Nussa dalam keluarga maupun lingkungan pertemanannya mengalami konflik yang wajar dialami anak seusianya sehingga penonton mudah merasa terhubung. Penyelesaian konfliknya pun jadi terasa natural dan masuk akal. Hangatnya keluarga Nussa dan serunya kuartet Nussa-Rara-Abdul-Syifa sampai kepada penonton.
Para tokoh pendukung, meskipun tidak banyak jumlahnya, mempunyai peran yang jelas dan kehadirannya terasa tebal mengimbangi Nussa dan keluarga. Pengisi suara juga tampil baik meskipun mungkin ini pengalaman pertamanya menjalankan peran itu. Babe Jaelani tokoh favorit saya, sangat Oppie Kumis. Bibi Mur terdengar ART sekali. Papa dan Mama Jonni punya cara bersikap dan bicara khas orang kaya. Ibu Anggi dapat anggunnya diperankan Raisa.

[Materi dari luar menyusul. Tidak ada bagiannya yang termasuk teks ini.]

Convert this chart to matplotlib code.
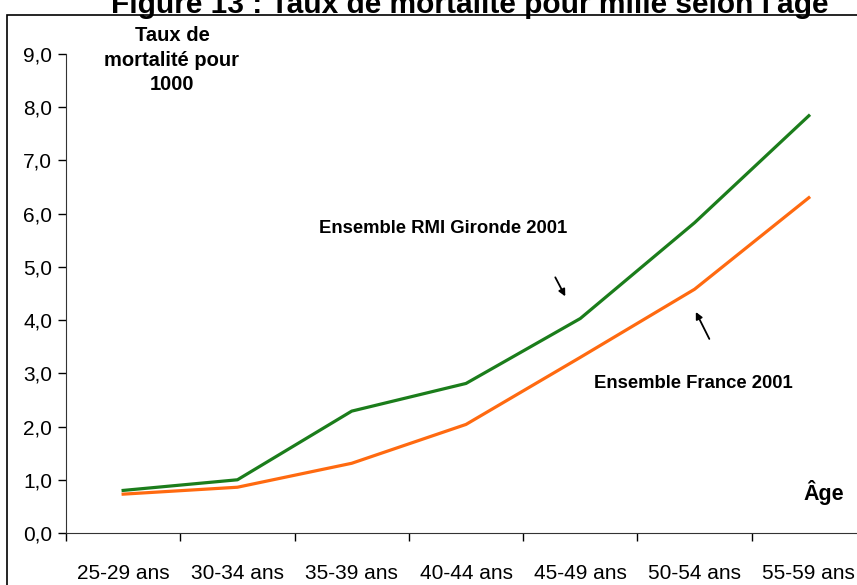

Aspek terbaik dari film Nussa adalah bagaimana Nussa digambarkan sebagai anak SD biasa. Nussa bukan tokoh good boy utopis yang selalu cerdas dan ceria. Nussa juga bisa rewel, marah, dan ngambek. Nussa tidak mencoba menampilkan sosok bocah yang sempurna lalu mentah-mentah meminta penonton anak-anak menjadi seperti dirinya. Meski begitu, tetap ada bagian dimana Nussa mencontohkan bagaimana baiknya meminta maaf ketika melakukan kesalahan sekaligus cara menjadi anak, kakak, dan teman yang baik.
Sedikit yang kurang dalam film Nussa adalah di bagian depan pemanasannya agak lambat dan mudah ditebak. Setengah ke belakang baru ceritanya kick-in. Klimaksnya sih saya yakin membuat banyak orang dewasa mau menitikkan air mata.
Saya katakan film Nussa ini untuk semua karena baik anak-anak maupun dewasa bisa menikmati dengan caranya masing-masing (p.s. waktu saya nonton mayoritas isi bioskop adalah keluarga bersama anak-anaknya). Selain itu adaptasi menjadi lebih moderat bisa menggaet penonton lebih luas, bukan hanya penikmat serialnya saja.
Secara keseluruhan Nussa adalah film yang asik, menyenangkan ditonton, dan banyak gizi moralnya. Jelas Nussa dibuat secara serius dan sepenuh hati. Ikut bangga film animasi Indonesia sudah sampai di level ini.